The days of the infamously high phone bills for inmates are coming to an end, thanks to a landmark FCC ruling in October that made prison phone calls affordable, but prison-tech companies are still finding ways to profit off incarcerated communications.

What’s more, the think tank Prison Policy Initiative found that the same monopolies that until recently billed inmates as much as $14 per minute for a local call are now signing contracts to provide prison electronic messaging services, which average per-message rates at about 50 cents. The packages are often bundled with video messaging services somewhat comparable to Skype or Apple’s FaceTime, except that instead of the family members doing it from home, the person talking to the inmate usually does it on site at the prison in a monitor in a separate room.

“Unfortunately, video tech is mainly being used to replace in-person visits,” Bernadette Rabuy, senior policy analyst with the Prison Policy Initiative tells Inverse.

These contracts are incredibly lucrative, so much so that the industry leader, Securus Technologies, seems to be in a never-ending war with competitors like Telelink over the patent rights. And one of the reasons they bill so much is because they’re so restrictive.

Behind bars, an email’s message space can be limited to a mere 1,500 characters — so this paragraph and the three above it — so it’s not easy to say much without running additional charges.

The PPI’s report is the first time anyone’s tried to get hard numbers on how prevalent prison email has become, but Rabuy says it’s in at least 220 facilities nationwide.

“We didn’t actually get people’s bills for this report, so the question we still have is exactly how much these services are making,” she says. “We know from JPay they had pockets of about $8.5 million from electronic messaging alone in 2014. So that suggests people are using it, right?”
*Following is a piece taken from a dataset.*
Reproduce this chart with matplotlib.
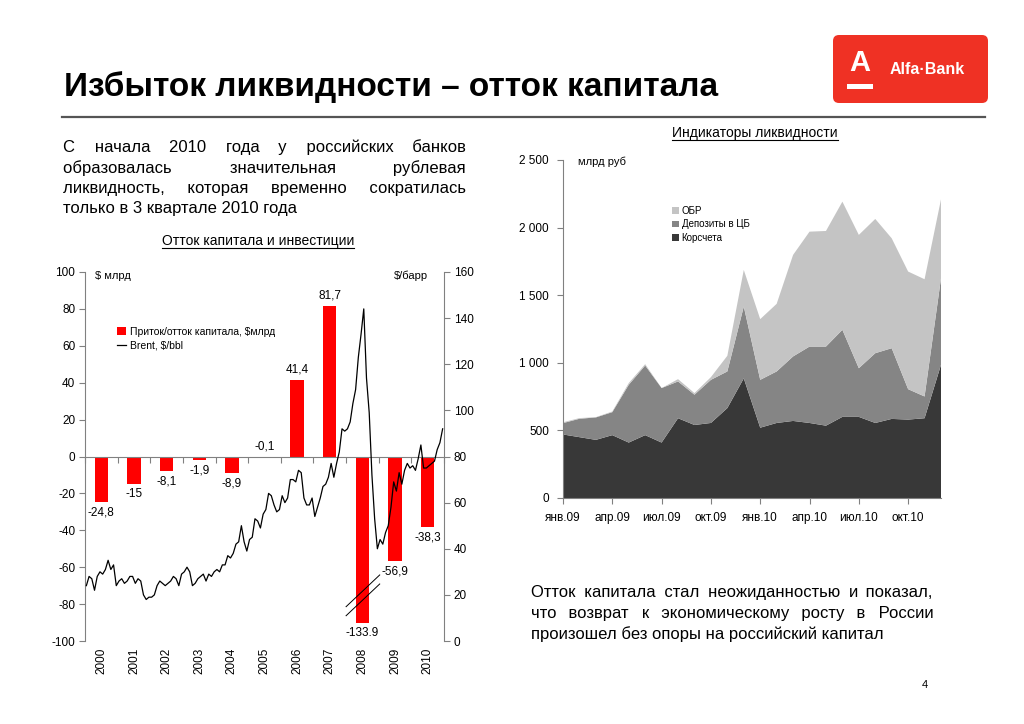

Beyond the financial strains that are often passed along to families who can least afford it, there are privacy concerns. In November, a leak of thousands of Securus phone records was revealed to include private communications between inmates and attorneys that may have violated their constitutional privacy rights.

“Families are giving up rights when they use these products,” Rabuy says. “Some of the contracts don’t say anything about privileged communication. Whereas phones or visitation, there’s usually some sort of recording going on and people know it and the calls are marked.

“They always say the mark-up on their services is security, but what does that mean? That’s always the answer when you ask why these services cost what they cost. ‘Security!’ But it makes you wonder how much that security really costs.”